The average security leader works over 16 hours extra a week

Email security firm, Tessian, has launched its ‘Lost Hours’ report series which surveyed 600 security leaders in the UK, US, Middle East and Africa.

New research reveals that the average security leader in the UK and US works 16.5 hours over what they are contracted to work, every week. This is an increase of five and a half hours compared to the same figures last year (11 hours extra per week in 2021), as observed by email security firm, Tessian, as part of its annual ‘Lost Hours’ report series.

The data also revealed that one in three security leaders (33 per cent) now work over 20 hours extra a week, and one in five (18 per cent) work over 25 hours extra a week. In 2021, just nine per cent of security leaders worked 20-24 hours extra a week.

Shockingly, one in 10 UK security leaders revealed that they now commit 25-49 hours over what they are contracted to work, every week.

Furthermore, a significant 79 per cent of UK security leaders admitted that they struggle to ‘always’ switch off from work, and 21 per cent say they can ‘rarely’ or ‘never’ switch off. Again, these figures are up from last year, where 59 per cent said they struggle to switch off.

Tessian researchers also observed that that the bigger the company, the more hours of overtime its security leaders typically work.
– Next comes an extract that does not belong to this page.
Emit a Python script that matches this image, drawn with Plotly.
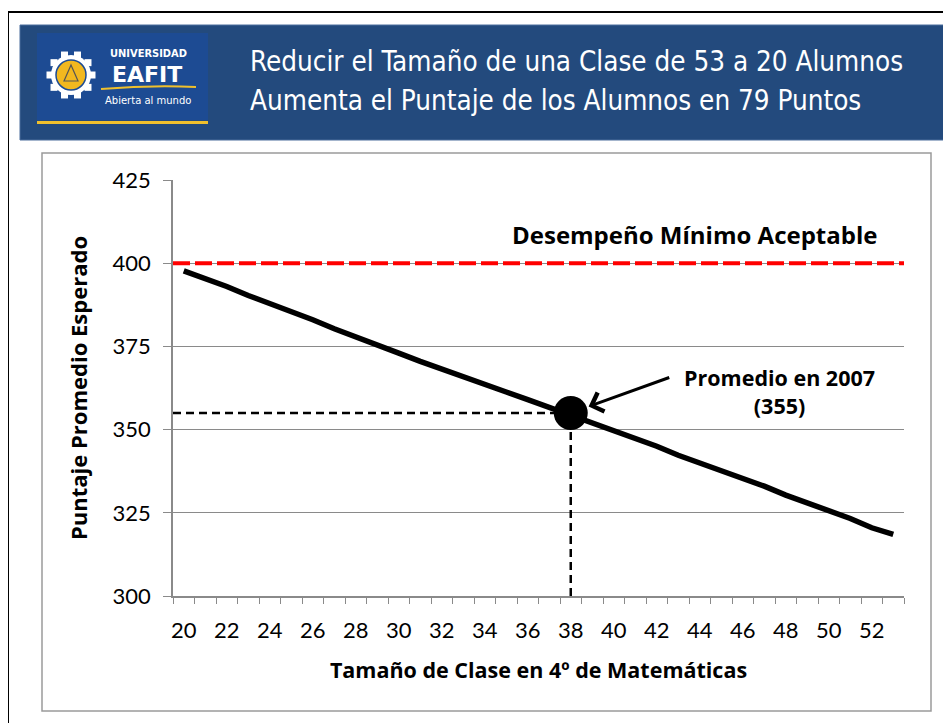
import math
import plotly.graph_objects as go

# ---------------- data ----------------
class_size = [20, 21, 22, 23, 24, 25, 26, 27, 28, 29, 30, 31, 32, 33, 34, 35, 36,
              37, 38, 39, 40, 41, 42, 43, 44, 45, 46, 47, 48, 49, 50, 51, 52, 53]
expected_score = [397.7, 395.5, 393.0, 390.3, 388.0, 385.3, 383.0, 380.3, 378.0,
                  375.3, 373.0, 370.5, 368.3, 365.8, 363.8, 361.3, 359.0, 356.7,
                  354.5, 352.3, 350.0, 347.3, 345.0, 342.3, 340.0, 337.8, 335.3,
                  333.0, 330.3, 328.0, 325.3, 323.3, 320.5, 318.5]
x_tick_vals = [20, 22, 24, 26, 28, 30, 32, 34, 36, 38, 40, 42, 44, 46, 48, 50, 52]
x_tick_text = ["20", "22", "24", "26", "28", "30", "32", "34", "36", "38", "40",
               "42", "44", "46", "48", "50", "52"]
y_tick_vals = [300, 325, 350, 375, 400, 425]
min_acceptable = 400
avg_2007_size = 38
avg_2007_score = 355

title_line1 = "Reducir el Tamaño de una Clase de 53 a 20 Alumnos"
title_line2 = "Aumenta el Puntaje de los Alumnos en 79 Puntos"

# ---------------- layout helpers (page pixel -> paper) ----------------
OFF = 8                      # default body margin of the html page
PAGE_W, PAGE_H = 951, 723
W, H = PAGE_W - OFF, PAGE_H - OFF
PL, PR, PT, PB = 173, 904, 180, 596          # plot area in page pixels


def X(px):
    return (px - PL) / (PR - PL)


def Y(py):
    return (PB - py) / (PB - PT)


TICK_FONT = "Lato, 'Open Sans', sans-serif"
BOLD_FONT = "'Open Sans', Lato, sans-serif"
TITLE_FONT = "'Liberation Sans Narrow', 'Arial Narrow', 'DejaVu Sans Condensed', sans-serif"
GRID = "#8a8a8a"

fig = go.Figure()

fig.add_trace(go.Scatter(
    x=class_size, y=expected_score, mode="lines",
    line=dict(color="black", width=5.5), hoverinfo="skip", showlegend=False))

fig.add_trace(go.Scatter(
    x=[avg_2007_size], y=[avg_2007_score], mode="markers",
    marker=dict(color="black", size=34), hoverinfo="skip", showlegend=False))

shapes = []
# outer black frame (left & top visible)
shapes.append(dict(type="rect", xref="paper", yref="paper",
                   x0=X(8), x1=X(PAGE_W + 20), y0=Y(12), y1=Y(PAGE_H + 20),
                   line=dict(color="black", width=2), fillcolor="rgba(0,0,0,0)", layer="below"))
# header band
shapes.append(dict(type="rect", xref="paper", yref="paper",
                   x0=X(20), x1=X(PAGE_W + 10), y0=Y(25), y1=Y(140),
                   line=dict(color="#4b6d9c", width=1), fillcolor="#234a7d", layer="below"))
# logo box
shapes.append(dict(type="rect", xref="paper", yref="paper",
                   x0=X(37), x1=X(208), y0=Y(33), y1=Y(120),
                   line=dict(width=0), fillcolor="#1d4b93", layer="below"))
# logo yellow bar
shapes.append(dict(type="rect", xref="paper", yref="paper",
                   x0=X(37), x1=X(208), y0=Y(121), y1=Y(124),
                   line=dict(width=0), fillcolor="#f0c02c", layer="below"))
# gear
gcx, gcy = 71, 75
for k in range(10):
    a = 2 * math.pi * k / 10
    tx, ty = gcx + 21 * math.cos(a), gcy + 21 * math.sin(a)
    shapes.append(dict(type="rect", xref="paper", yref="paper",
                       x0=X(tx - 3.5), x1=X(tx + 3.5), y0=Y(ty - 3.5), y1=Y(ty + 3.5),
                       line=dict(width=0), fillcolor="white", layer="below"))
shapes.append(dict(type="circle", xref="paper", yref="paper",
                   x0=X(gcx - 20), x1=X(gcx + 20), y0=Y(gcy - 20), y1=Y(gcy + 20),
                   line=dict(width=0), fillcolor="white", layer="below"))
shapes.append(dict(type="circle", xref="paper", yref="paper",
                   x0=X(gcx - 15), x1=X(gcx + 15), y0=Y(gcy - 15), y1=Y(gcy + 15),
                   line=dict(color="#1d4b93", width=1.5), fillcolor="#f2b81f", layer="below"))
shapes.append(dict(type="path", xref="paper", yref="paper",
                   path=f"M {X(gcx-7)},{Y(gcy+6)} L {X(gcx)},{Y(gcy-10)} L {X(gcx+7)},{Y(gcy+6)} Z",
                   line=dict(color="#555555", width=1.2), fillcolor="rgba(0,0,0,0)", layer="below"))
# yellow swoosh under EAFIT
shapes.append(dict(type="path", xref="paper", yref="paper",
                   path=f"M {X(101)},{Y(89)} Q {X(150)},{Y(85)} {X(196)},{Y(87)}",
                   line=dict(color="#f0c02c", width=2), layer="below"))
# chart box
shapes.append(dict(type="rect", xref="paper", yref="paper",
                   x0=X(42), x1=X(931), y0=Y(153), y1=Y(711),
                   line=dict(color="#9a9a9a", width=1.5), fillcolor="white", layer="below"))
# minimum acceptable line
shapes.append(dict(type="line", xref="x domain", yref="y",
                   x0=0, x1=1, y0=min_acceptable, y1=min_acceptable,
                   line=dict(color="#ff0000", width=4, dash="17px,5px"), layer="above"))
# guide lines to 2007 average
shapes.append(dict(type="line", xref="x domain", yref="y",
                   x0=0, x1=(avg_2007_size - 19.5) / 34, y0=avg_2007_score, y1=avg_2007_score,
                   line=dict(color="black", width=2.5, dash="8px,5px"), layer="above"))
shapes.append(dict(type="line", xref="x", yref="y",
                   x0=avg_2007_size, x1=avg_2007_size, y0=300, y1=avg_2007_score,
                   line=dict(color="black", width=2.5, dash="8px,5px"), layer="above"))

annotations = [
    dict(xref="paper", yref="paper", x=X(248), y=Y(62), xanchor="left", yanchor="middle",
         text=title_line1, showarrow=False,
         font=dict(family=TITLE_FONT, size=27.6, color="white")),
    dict(xref="paper", yref="paper", x=X(248), y=Y(101), xanchor="left", yanchor="middle",
         text=title_line2, showarrow=False,
         font=dict(family=TITLE_FONT, size=27.6, color="white")),
    dict(xref="paper", yref="paper", x=X(148), y=Y(53), xanchor="center", yanchor="middle",
         text="<b>UNIVERSIDAD</b>", showarrow=False,
         font=dict(family="'DejaVu Sans Condensed', sans-serif", size=11, color="white")),
    dict(xref="paper", yref="paper", x=X(147), y=Y(74), xanchor="center", yanchor="middle",
         text="<b>EAFIT</b>", showarrow=False,
         font=dict(family="'DejaVu Sans', sans-serif", size=22, color="white")),
    dict(xref="paper", yref="paper", x=X(148), y=Y(100), xanchor="center", yanchor="middle",
         text="Abierta al mundo", showarrow=False,
         font=dict(family="'DejaVu Sans', sans-serif", size=10, color="white")),
    dict(xref="x", yref="y", x=52.35, y=408.5, xanchor="right", yanchor="middle",
         text="<b>Desempeño Mínimo Aceptable</b>", showarrow=False,
         font=dict(family=BOLD_FONT, size=24, color="black")),
    dict(xref="x", yref="y", x=47.7, y=361.5, xanchor="center", yanchor="middle",
         text="<b>Promedio en 2007<br>(355)</b>", showarrow=False,
         font=dict(family=BOLD_FONT, size=21.5, color="black")),
    dict(xref="x", yref="y", x=avg_2007_size, y=avg_2007_score,
         ax=100, ay=-36, axref="pixel", ayref="pixel", text="", showarrow=True,
         arrowhead=4, arrowsize=1.3, arrowwidth=3, arrowcolor="black", standoff=19),
]

fig.update_layout(
    width=W, height=H,
    margin=dict(l=PL - OFF, r=W - (PR - OFF), t=PT - OFF, b=H - (PB - OFF), pad=0),
    paper_bgcolor="white", plot_bgcolor="rgba(0,0,0,0)",
    shapes=shapes, annotations=annotations, showlegend=False,
    xaxis=dict(
        range=[19.5, 53.5], tickvals=x_tick_vals, ticktext=x_tick_text,
        ticks="", showgrid=False, zeroline=False,
        showline=True, linecolor=GRID, linewidth=1.5,
        ticklabelstandoff=14,
        tickfont=dict(family=TICK_FONT, size=22, color="black"),
        minor=dict(tick0=19.5, dtick=1, ticks="outside", ticklen=6,
                   tickcolor=GRID, tickwidth=1.2, showgrid=False),
        title=dict(text="<b>Tamaño de Clase en 4º de Matemáticas</b>", standoff=21,
                   font=dict(family=BOLD_FONT, size=21.5, color="black")),
        fixedrange=True,
    ),
    yaxis=dict(
        range=[300, 425], tickvals=y_tick_vals,
        ticks="outside", ticklen=8, tickcolor=GRID, tickwidth=1.2,
        showgrid=True, gridcolor=GRID, gridwidth=1.2, zeroline=False,
        showline=True, linecolor=GRID, linewidth=1.5,
        ticklabelstandoff=8,
        tickfont=dict(family=TICK_FONT, size=22, color="black"),
        title=dict(text="<b>Puntaje Promedio Esperado</b>", standoff=19,
                   font=dict(family=BOLD_FONT, size=22, color="black")),
        fixedrange=True,
    ),
)

fig.write_html("out.html", config={"displayModeBar": False})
For example, security leaders in UK and US companies with 10-99 employees work an average of 12 hours extra a week, versus security leaders in companies with over 1,000 employees who work an extra 19 hours of work, on average.
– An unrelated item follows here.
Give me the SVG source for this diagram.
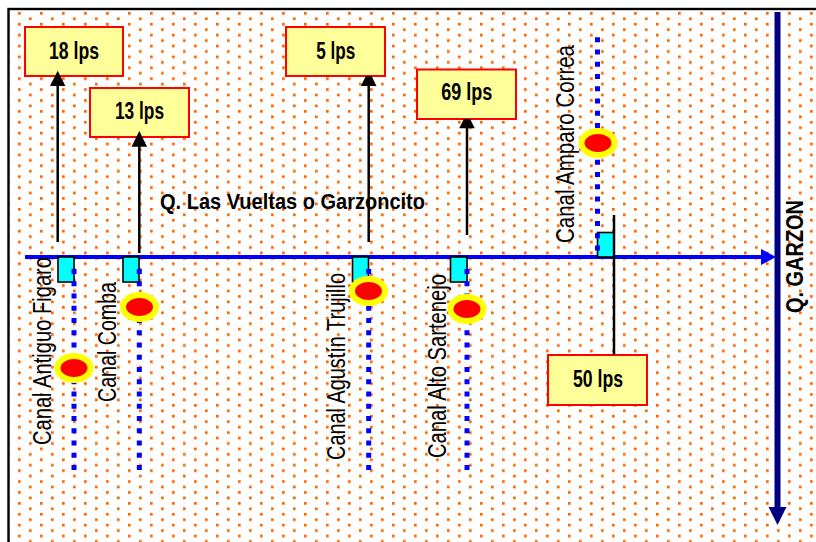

Similarly, security leaders in companies with under £100,000 revenue work an extra 11.5 hours a week on average, whereas security leaders in companies with revenues of over £500 million typically work an extra 23 hours outside of what they are contracted to work.

Josh Yavor, CISO for Tessian, says: "Security leaders need to be all in on their jobs for the security and health of their organisation.
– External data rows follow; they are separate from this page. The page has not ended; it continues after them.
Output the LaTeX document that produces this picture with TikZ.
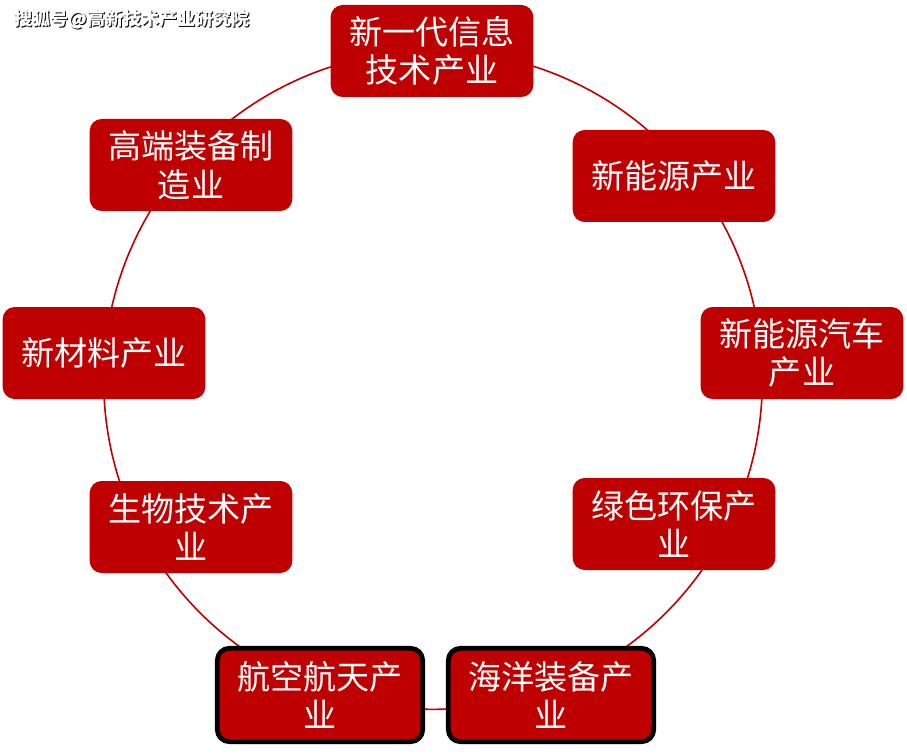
\documentclass[tikz,border=0pt]{standalone}
\usepackage{fontspec}
\newfontfamily\cjk{Noto Sans CJK SC}
\usetikzlibrary{positioning}
\definecolor{BoxClr}{rgb}{0.75,0,0}

\tikzset{
  indbox/.style={rectangle,rounded corners=9pt,fill=BoxClr,text=white,
    minimum width=152pt,minimum height=69pt,align=center,inner sep=0pt,
    font=\cjk\fontsize{24.8}{29}\selectfont},
  framed/.style={draw=black,line width=3.6pt,minimum width=154pt,minimum height=70pt}
}

\begin{document}
\begin{tikzpicture}[x=0.75pt,y=-0.75pt]
\useasboundingbox (0,0) rectangle (907,756);

% ring
\draw[BoxClr,line width=1.2pt] (433,380) circle [radius=247pt];

% the industries
\node[indbox] (info)  at (432,51)  {新一代信息\\技术产业};
\node[indbox] (nrg)   at (674,176) {新能源产业};
\node[indbox] (car)   at (802,353) {新能源汽车\\产业};
\node[indbox] (green) at (674,524) {绿色环保产\\业};
\node[indbox,framed] (sea)   at (551,695) {海洋装备产\\业};
\node[indbox,framed] (space) at (320,695) {航空航天产\\业};
\node[indbox] (bio)   at (191,527) {生物技术产\\业};
\node[indbox] (mat)   at (104,353) {新材料产业};
\node[indbox] (equip) at (191,165) {高端装备制\\造业};

% watermark
\node[anchor=west,inner sep=0pt,text=black,font=\cjk\bfseries\fontsize{13.5}{16}\selectfont] (wm0) at (15.6,20.6) {搜狐号@高新技术产业研究院};
\node[anchor=west,inner sep=0pt,text=white,font=\cjk\bfseries\fontsize{13.5}{16}\selectfont] (wm) at (14,19) {搜狐号@高新技术产业研究院};

\end{tikzpicture}
\end{document}
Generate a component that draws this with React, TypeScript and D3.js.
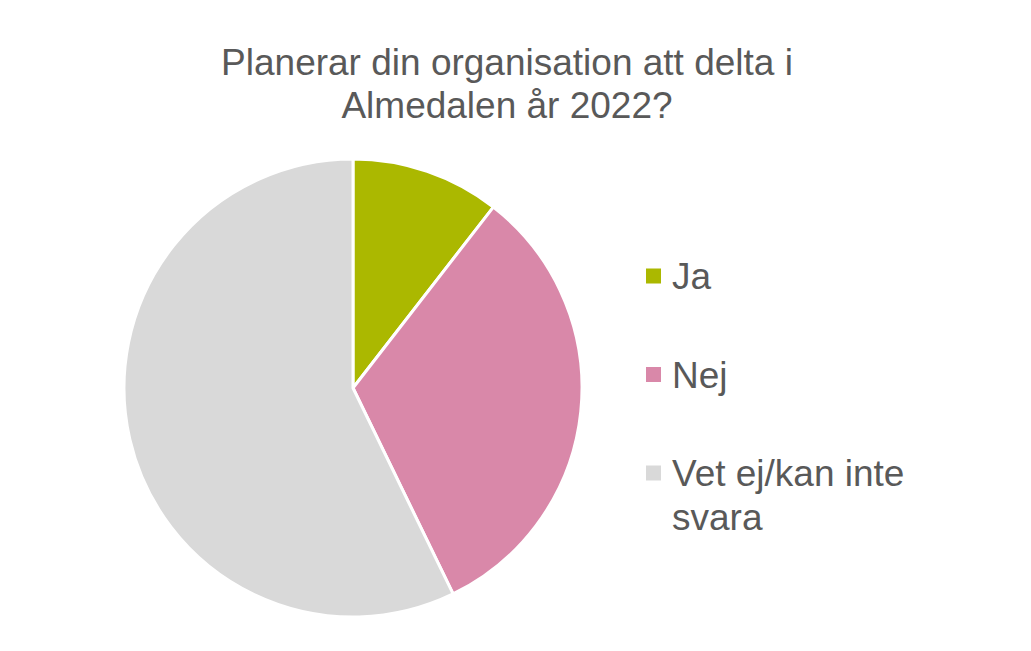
import React from "react";
import * as d3 from "d3";

const categories = ["Ja", "Nej", "Vet ej/kan inte svara"];
const legendLines = [["Ja"], ["Nej"], ["Vet ej/kan inte", "svara"]];
const values = [10.5, 32.3, 57.2];
const colors = ["#ABB800", "#D988A9", "#D9D9D9"];
const titleLines = ["Planerar din organisation att delta i", "Almedalen år 2022?"];

export default function App() {
  const W = 1031, H = 651;
  const cx = 353, cy = 388, r = 229;
  const pie = d3.pie<number>().sort(null).value((d) => d);
  const arcs = pie(values);
  const arc = d3.arc<d3.PieArcDatum<number>>().innerRadius(0).outerRadius(r);
  const legendY = d3.scalePoint<string>().domain(categories).range([276, 473]);
  const font = "'Liberation Sans', Arial, sans-serif";
  return (
    <svg width={W} height={H} style={{ position: "absolute", left: 0, top: 0, background: "#fff" }}>
      <g fill="#595959" fontFamily={font} fontSize={37} textAnchor="middle">
        {titleLines.map((t, i) => (
          <text key={i} x={507} y={75 + i * 43}>{t}</text>
        ))}
      </g>
      <g transform={`translate(${cx},${cy})`}>
        {arcs.map((a, i) => (
          <path key={i} d={arc(a) || ""} fill={colors[i]} stroke="#fff" strokeWidth={3} strokeLinejoin="round" />
        ))}
      </g>
      <g fontFamily={font} fontSize={37} fill="#595959">
        {categories.map((c, i) => {
          const y = legendY(c)!;
          return (
            <g key={c}>
              <rect x={646} y={y - 7.5} width={15} height={15} fill={colors[i]} />
              {legendLines[i].map((ln, j) => (
                <text key={j} x={672} y={y + 13 + j * 44}>{ln}</text>
              ))}
            </g>
          );
        })}
      </g>
    </svg>
  );
}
“As the data shows, this ‘all in’ mentality can turn into ‘always on,’ leading to overtime hours and feelings of burnout.  Not only is this unsustainable, it decreases efficacy and increases risk. Like all employees, CISOs have their limits and need to advocate for themselves and time constraints to avoid burnout. As leaders, it’s critical that CISOs are able to lead by example and to set their teams up for sustainable operational work.”